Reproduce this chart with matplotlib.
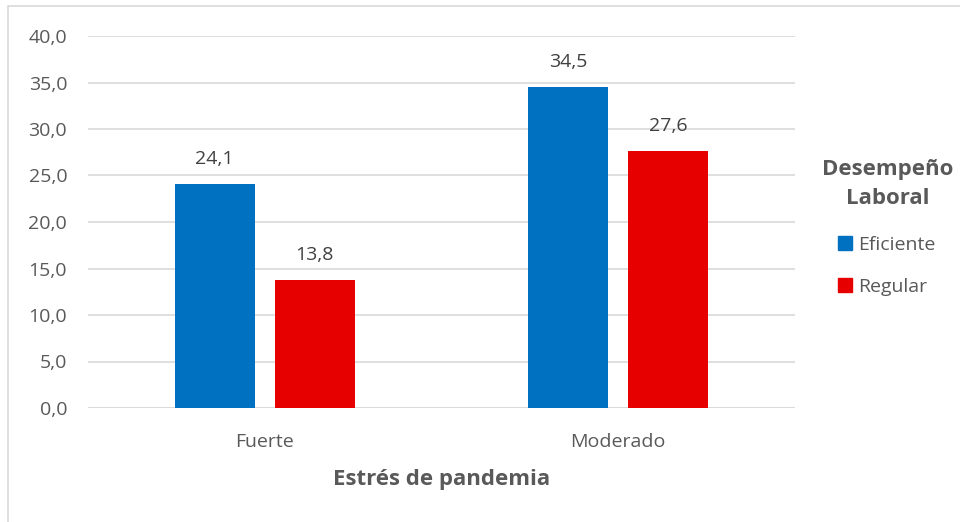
import numpy as np
import matplotlib.pyplot as plt
from matplotlib.patches import Rectangle, Patch

# -----------------------------
# Data
# -----------------------------
categories = ["Fuerte", "Moderado"]
eficiente = [24.1, 34.5]
regular = [13.8, 27.6]
series_names = ["Eficiente", "Regular"]
yticks = [0, 5, 10, 15, 20, 25, 30, 35, 40]

blue = "#0070C0"
red = "#E60000"
text_col = "#595959"

plt.rcParams["font.family"] = ["Open Sans", "DejaVu Sans"]

fig = plt.figure(figsize=(9.6, 5.22), dpi=100)
W, H = 960, 522
ax = fig.add_axes([88 / W, 1 - 408 / H, (795 - 88) / W, (408 - 36) / H])

# outer chart border
fig.patches.append(Rectangle((8 / W, -0.1), 1.2, 1 - 6 / H + 0.1,
                             transform=fig.transFigure, fill=False,
                             edgecolor="#D9D9D9", linewidth=1.2))

x = np.arange(len(categories))
offset = 0.1415
width = 0.226

b1 = ax.bar(x - offset, eficiente, width, color=blue, zorder=3)
b2 = ax.bar(x + offset, regular, width, color=red, zorder=3)

for bars, vals in [(b1, eficiente), (b2, regular)]:
    for rect, v in zip(bars, vals):
        ax.annotate(f"{v:.1f}".replace(".", ","),
                    (rect.get_x() + rect.get_width() / 2, v),
                    xytext=(0, 18), textcoords="offset points",
                    ha="center", va="center", fontsize=14, color="#404040")

ax.set_xlim(-0.5, 1.5)
ax.set_ylim(0, 40)
ax.set_yticks(yticks)
ax.set_yticklabels([f"{t:.1f}".replace(".", ",") for t in yticks])
ax.set_xticks(x)
ax.set_xticklabels(categories)
ax.tick_params(axis="both", length=0, labelsize=14, colors=text_col)
ax.tick_params(axis="y", pad=15)
ax.tick_params(axis="x", pad=18)
ax.yaxis.grid(True, color="#D9D9D9", linewidth=1.2, zorder=0)
for s in ax.spines.values():
    s.set_visible(False)
ax.axhline(0, color="#D9D9D9", linewidth=1.2, zorder=2)

ax.set_xlabel("Estrés de pandemia", fontsize=16, fontweight="bold",
              color=text_col, labelpad=13)

# legend at right
fig.text(888 / W, 1 - 184 / H, "Desempeño\nLaboral", ha="center", va="center",
         fontsize=16, fontweight="bold", color=text_col, linespacing=1.5)
handles = [Patch(color=blue), Patch(color=red)]
leg = fig.legend(handles, series_names, loc="center left",
                 bbox_to_anchor=(820 / W, 1 - 266 / H), frameon=False,
                 fontsize=14, handlelength=0.75, handleheight=0.75,
                 handletextpad=0.3, labelspacing=1.25)
for t in leg.get_texts():
    t.set_color(text_col)

fig.savefig("out.png", dpi=100)
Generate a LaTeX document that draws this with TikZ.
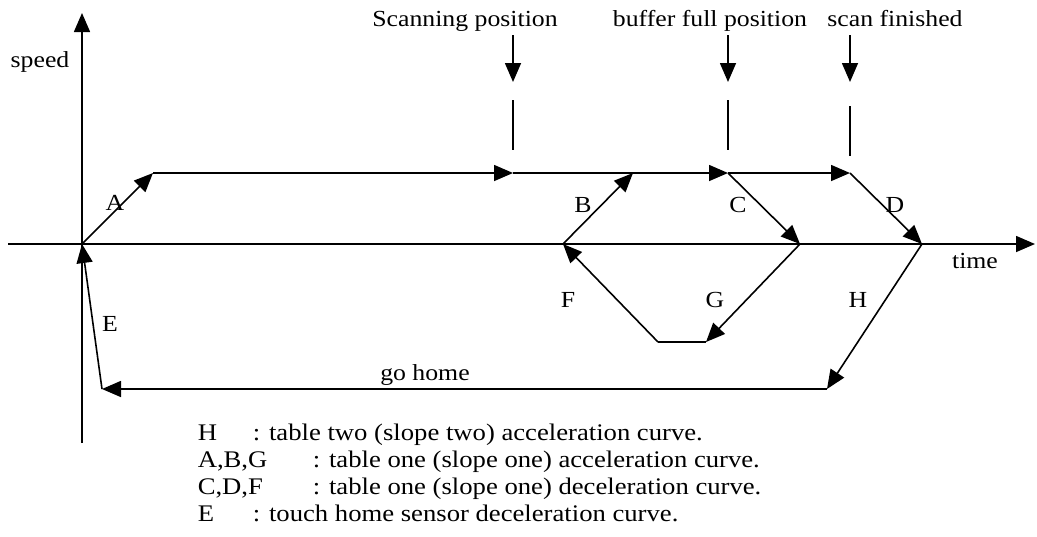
\documentclass[tikz,border=0pt]{standalone}
\usepackage{fontspec}
\setmainfont[FakeStretch=1.12]{Liberation Serif}
\usepackage{tikz}
\usetikzlibrary{arrows.meta,positioning}

\begin{document}
\begin{tikzpicture}[x=1pt,y=-1pt,line width=1.6pt,
  every node/.style={inner sep=0pt,font=\fontsize{23}{25}\selectfont},
  legend/.style={anchor=base west,font=\fontsize{23.8}{26}\selectfont},
  tip/.style={-{Triangle[length=19pt,width=16pt]}}]
\useasboundingbox (0,0) rectangle (1037,536);
% axes
\draw [tip] (8,244) -- (1035,244);
\draw [tip] (82,443) -- (82,13);
\node (speed) [anchor=base] at (40,67) {speed};
\node (time) [anchor=base] at (975,268) {time};
% points of the speed curve
\coordinate (org) at (82,244);
\coordinate (acctop) at (153,173);
\coordinate (scan) at (513,173);
\coordinate (buf) at (728,173);
\coordinate (fin) at (850,173);
\coordinate (bstart) at (563,244);
\coordinate (bend) at (633,173);
\coordinate (cend) at (800,244);
\coordinate (dend) at (922,244);
\coordinate (gend) at (706,342);
\coordinate (fstart) at (658,342);
\coordinate (hend) at (827,389);
\coordinate (home) at (102,389);
% curve
\draw [tip] (org) -- (acctop);
\draw [tip] (acctop) -- (scan);
\draw [tip] (scan) -- (buf);
\draw [tip] (buf) -- (fin);
\draw [tip] (bstart) -- (bend);
\draw [tip] (buf) -- (cend);
\draw [tip] (fin) -- (dend);
\draw [tip] (cend) -- (gend);
\draw (gend) -- (fstart);
\draw [tip] (fstart) -- (bstart);
\draw [tip] (dend) -- (hend);
\draw [tip] (hend) -- (home);
\draw [tip] (home) -- (org);
% curve labels
\node (la) at (115,203) {A};
\node (lb) at (583,205) {B};
\node (lc) at (738,205) {C};
\node (ld) at (895,205) {D};
\node (le) at (110,324) {E};
\node (lf) at (568,300) {F};
\node (lg) at (715,300) {G};
\node (lh) at (858,300) {H};
\node (gohome) [anchor=base] at (425,380) {go home};
% positions
\node (pscan) [anchor=base] at (465,26) {Scanning position};
\node (pbuf) [anchor=base] at (710,26) {buffer full position};
\node (pfin) [anchor=base] at (895,26) {scan finished};
\foreach \x/\y in {513/150, 728/150, 850/156} {
  \draw [tip] (\x,35) -- (\x,82);
  \draw (\x,\y-50) -- (\x,\y);
}
% legend
\foreach \k/\c/\t [count=\i] in {H/252/{table two (slope two) acceleration curve.},
  {A,B,G}/312/{table one (slope one) acceleration curve.},
  {C,D,F}/312/{table one (slope one) deceleration curve.},
  E/252/{touch home sensor deceleration curve.}} {
  \node (key\i) [legend] at (197,412.7+27.3*\i) {\k};
  \node (txt\i) [legend] at (\c,412.7+27.3*\i) {: \t};
}
\end{tikzpicture}
\end{document}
□ □ □
§ **Task details**:
Extract each line from the listing that holds the word "chart".

§ **Written solution**:
Reproduce this chart with matplotlib.
# outer chart border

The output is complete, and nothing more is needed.